What the Supreme Court Held

  • The SC set aside NCLAT's directions to restart the entire process of Private Sale by issuing fresh notices to prospective buyers. The SC directed that all eligible bidders who had made Earnest Money Deposit, would be entitled to participate in negotiations with the liquidator for private sale, within a period of 4 (four) weeks. Hence, the Civil Appeal filed by R.K. Industries was dismissed and the Civil Appeal filed by Welspun was partly allowed by the SC in its final disposition.
  • The liquidator is enjoined with the responsibility to secure the assets and goods of the corporate debtor under Section 35 (1) (b) of the Code read with the Liquidation Regulations.
  • The liquidator is authorized to sell the immovable and movable property of the corporate debtor through a public auction or a private contract, either collectively, or in a piecemeal manner. The liquidator may also apply to the Adjudicating Authority (NCLT), for appropriate orders or directions as may be considered necessary.
  • The prescribed procedure under the Code and Liquidation Regulations, is to protect and preserve the assets of the corporate debtor in liquidation, and to proceed to sell them at the best possible price.
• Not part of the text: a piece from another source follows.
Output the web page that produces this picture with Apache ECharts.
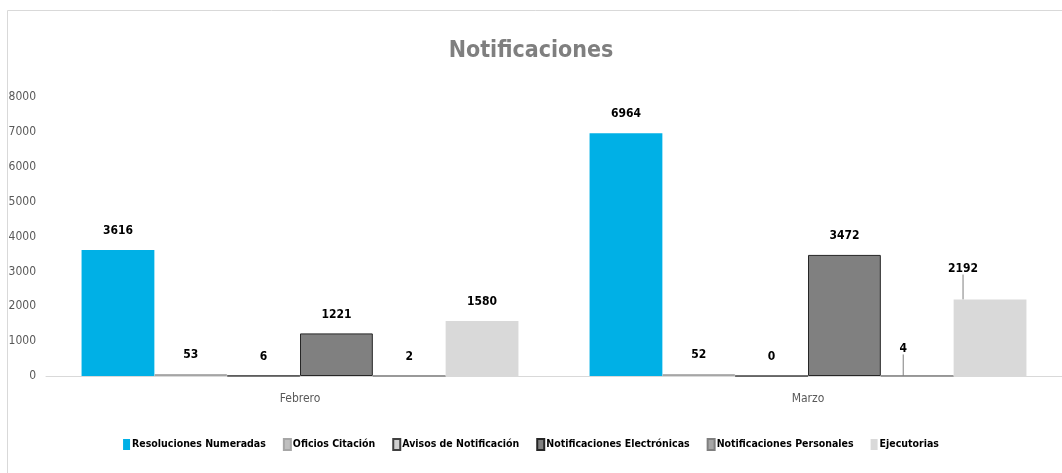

  • The liquidator is permitted to consult the stakeholders who are entitled to distribution of the sale proceeds, but the opinion of the stakeholders is not binding on the liquidator as per the proviso to Section 35 (2) of the Code.
  • There is no vested right that accrues to bidders in liquidation sale beyond the express terms of the offer documents, as the liquidator may elect to undertake private sale of the assets of the corporate debtor, in order to attain maximization of value and a higher and quicker recovery for the stakeholders, to avoid delay, and to provide a guaranteed timeline for completion of the liquidation proceedings.
  • The scope of judicial review in commercial transactions is fairly limited, and the Court ought to restrain itself from substituting its decisions with that of the tendering agency.


The SC held that the scope of judicial review at the stage of liquidation sale is limited, as the NCLT and NCLAT cannot interfere in commercial transactions and purely business driven decisions taken during the liquidation sale process. The SC pointed out that NCLTs and NCLAT are not courts of equity and cannot exercise plenary powers as their jurisdiction is limited.